Exploring the roles of cenosphere waste in lightweight high-toughness cement-based composites under elevated temperatures: A comprehensive macro to micro analysis

Cement-based composites are prone to strength loss and cracking at high temperatures, compromising structural safety. Existing measures such as low water-cement ratios or fiber addition provide limited fire resistance, and the potential of waste derived lightweight aggregates is insufficiently understood. This study evaluates the effectiveness of cenosphere waste in improving the thermal resistance of lightweight high-toughness cement-based composites (LHTCC).

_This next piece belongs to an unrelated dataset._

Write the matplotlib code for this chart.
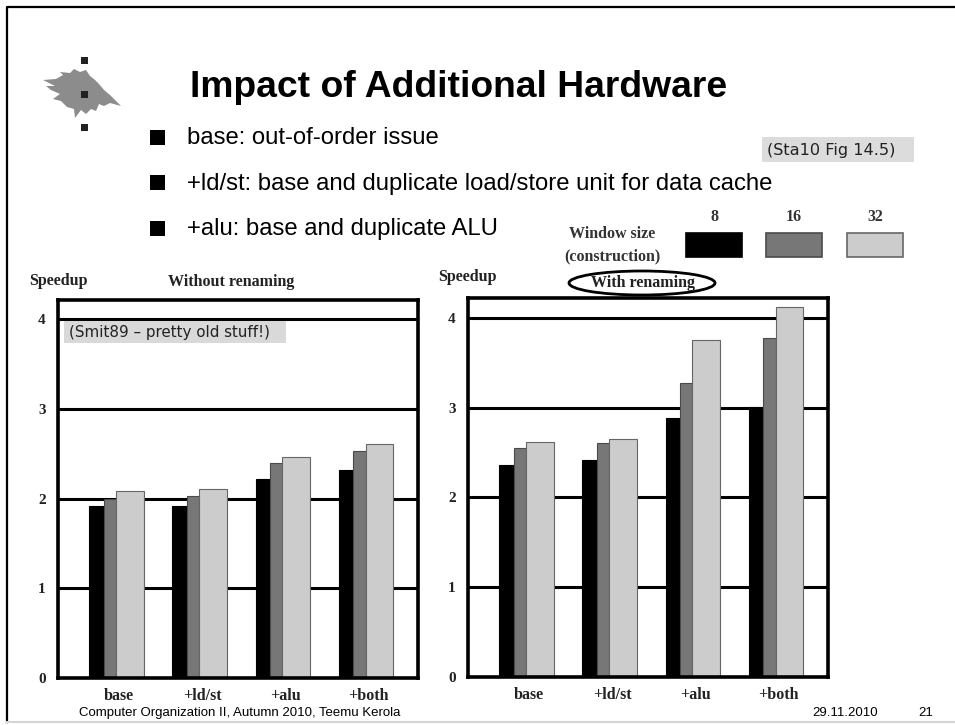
import matplotlib
matplotlib.use('Agg')
import matplotlib.pyplot as plt
from matplotlib.patches import Rectangle, Ellipse, Polygon

categories = ['base', '+ld/st', '+alu', '+both']
window_sizes = ['8', '16', '32']

# speedup without renaming, window 8 / 16 / 32
plain_8 = [1.92, 1.92, 2.22, 2.32]
plain_16 = [2.00, 2.03, 2.40, 2.53]
plain_32 = [2.08, 2.11, 2.46, 2.61]

# speedup with renaming
ren_8 = [2.36, 2.42, 2.88, 3.01]
ren_16 = [2.55, 2.61, 3.27, 3.78]
ren_32 = [2.62, 2.65, 3.75, 4.12]

bar_colors = ['#000000', '#777777', '#cccccc']
edge_colors = ['#000000', '#4a4a4a', '#666666']
offsets = [0.0, 0.175, 0.32]
widths = [0.175, 0.145, 0.335]

W, H = 955, 725
fig = plt.figure(figsize=(W / 100, H / 100), dpi=100)
fig.patch.set_facecolor('white')

serif = 'Liberation Serif'
sans = 'Liberation Sans'
boxfont = 'DejaVu Sans'


def chart(rect, series, ymax):
    ax = fig.add_axes(rect)
    for v in [1, 2, 3, 4]:
        ax.axhline(v, color='black', lw=2.2, zorder=1)
    x = list(range(len(categories)))
    for vals, off, w, c, ec in zip(series, offsets, widths, bar_colors, edge_colors):
        ax.bar([i + off for i in x], vals, width=w, align='edge', color=c,
               edgecolor=ec, linewidth=0.8, zorder=2)
    ax.set_xlim(-0.372, 3.95)
    ax.set_ylim(0, ymax)
    ax.set_xticks([i + 0.36 for i in x])
    ax.set_xticklabels(categories, family=serif, fontweight='bold', fontsize=11.5,
                       color='#222222')
    ax.set_yticks([0, 1, 2, 3, 4])
    ax.set_yticklabels(['0', '1', '2', '3', '4'], family=serif, fontweight='bold',
                       fontsize=11, color='#222222')
    ax.tick_params(length=0, pad=7)
    ax.tick_params(axis='y', pad=9)
    for s in ax.spines.values():
        s.set_linewidth(2.6)
        s.set_zorder(3)
    return ax


chart([58 / W, 47 / H, 360 / W, 378 / H], [plain_8, plain_16, plain_32], 4.214)
chart([468 / W, 48 / H, 360 / W, 379 / H], [ren_8, ren_16, ren_32], 4.22)

# overlay in pixel coordinates for the slide decoration
ov = fig.add_axes([0, 0, 1, 1])
ov.set_xlim(0, W)
ov.set_ylim(H, 0)
ov.set_axis_off()

# slide border
ov.plot([7, 7, W], [722, 7, 7], color='black', lw=1.6)
ov.plot([7, W], [722, 722], color='#d4d4d4', lw=1.5)

# logo
flame = [(43, 80), (56, 79), (63, 75), (60, 72), (70, 73), (74, 69), (80, 72), (86, 70),
         (90, 76), (95, 80), (99, 84), (104, 90), (110, 95), (121, 106), (110, 103),
         (104, 106), (99, 104), (96, 111), (91, 109), (86, 114), (81, 110), (75, 118),
         (74, 109), (67, 107), (61, 101), (53, 99), (60, 94), (51, 90), (46, 86), (55, 86)]
ov.add_patch(Polygon(flame, closed=True, facecolor='#8c8c8c', edgecolor='none'))
for yy in [60, 94, 127]:
    ov.add_patch(Rectangle((81, yy - 3), 6.5, 6.5, facecolor='#222222', edgecolor='none'))

ov.text(190, 97, 'Impact of Additional Hardware', family=sans, fontweight='bold',
        fontsize=26.8, va='baseline', ha='left')

bullets = ['base: out-of-order issue',
           '+ld/st: base and duplicate load/store unit for data cache',
           '+alu: base and duplicate ALU']
for k, b in enumerate(bullets):
    yb = 137 + k * 45.5
    ov.add_patch(Rectangle((150, yb - 7.5), 15, 15, facecolor='black', edgecolor='none'))
    ov.text(187, yb + 7, b, family=sans, fontsize=17.2, va='baseline', ha='left')

# source notes
ov.add_patch(Rectangle((762, 137), 152, 25, facecolor='#dcdcdc', edgecolor='none'))
ov.text(767, 155, '(Sta10 Fig 14.5)', family=boxfont, fontsize=11.6, va='baseline',
        color='#222222')
ov.add_patch(Rectangle((64, 321), 222, 22, facecolor='#d9d9d9', edgecolor='none'))
ov.text(69, 337, '(Smit89 \u2013 pretty old stuff!)', family=boxfont, fontsize=10.9,
        va='baseline', color='#222222')

# legend
ov.text(612, 234, 'Window size', family=serif, fontweight='bold', fontsize=11.5,
        ha='center', va='center', color='#333333')
ov.text(612, 256, '(construction)', family=serif, fontweight='bold', fontsize=11.5,
        ha='center', va='center', color='#333333')
lx = [686, 766, 847]
for x0, lab, c, ec in zip(lx, window_sizes, bar_colors, edge_colors):
    ov.add_patch(Rectangle((x0, 233), 56, 24, facecolor=c, edgecolor=ec, lw=1.2))
    ov.text(x0 + 28, 217, lab, family=serif, fontweight='bold', fontsize=11.5,
            ha='center', va='center', color='#333333')

# chart headings
ov.text(58, 281, 'Speedup', family=serif, fontweight='bold', fontsize=11.5,
        ha='center', va='center', color='#222222')
ov.text(231, 282, 'Without renaming', family=serif, fontweight='bold', fontsize=11.5,
        ha='center', va='center', color='#222222')
ov.text(467, 277, 'Speedup', family=serif, fontweight='bold', fontsize=11.5,
        ha='center', va='center', color='#222222')
ov.text(643, 283, 'With renaming', family=serif, fontweight='bold', fontsize=11.5,
        ha='center', va='center', color='#222222')
ov.add_patch(Ellipse((642, 283), 146, 24, facecolor='none', edgecolor='black', lw=2))

# footer
ov.text(79, 713, 'Computer Organization II, Autumn 2010, Teemu Kerola', family=sans,
        fontsize=9.5, va='center', ha='left')
ov.text(812, 713, '29.11.2010', family=sans, fontsize=9.5, va='center', ha='left')
ov.text(918, 713, '21', family=sans, fontsize=9.5, va='center', ha='left')

fig.savefig('out.png', dpi=100)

LHTCC with varying cenosphere contents was exposed to 20–1000 °C and tested for physical, mechanical, and micro-structural properties using differential thermal analysis, differential scanning calorimetry, mercury intrusion porosimetry, and scanning electron microscopy. Cenosphere addition reduced cracking, mass loss, and strength degradation. Specimens with 20 % cenosphere retained 19.72 MPa compressive strength at 1000 °C, outperforming the control. Enhanced performance was attributed to increased closed porosity, fiber-melting pores relieving vapor pressure, and secondary hydration reducing Ca(OH)₂ and CaCO₃ decomposition. Cenosphere waste offers a sustainable and effective approach to enhance the fire resistance and durability of LHTCC, providing a promising solution for safer concrete structures.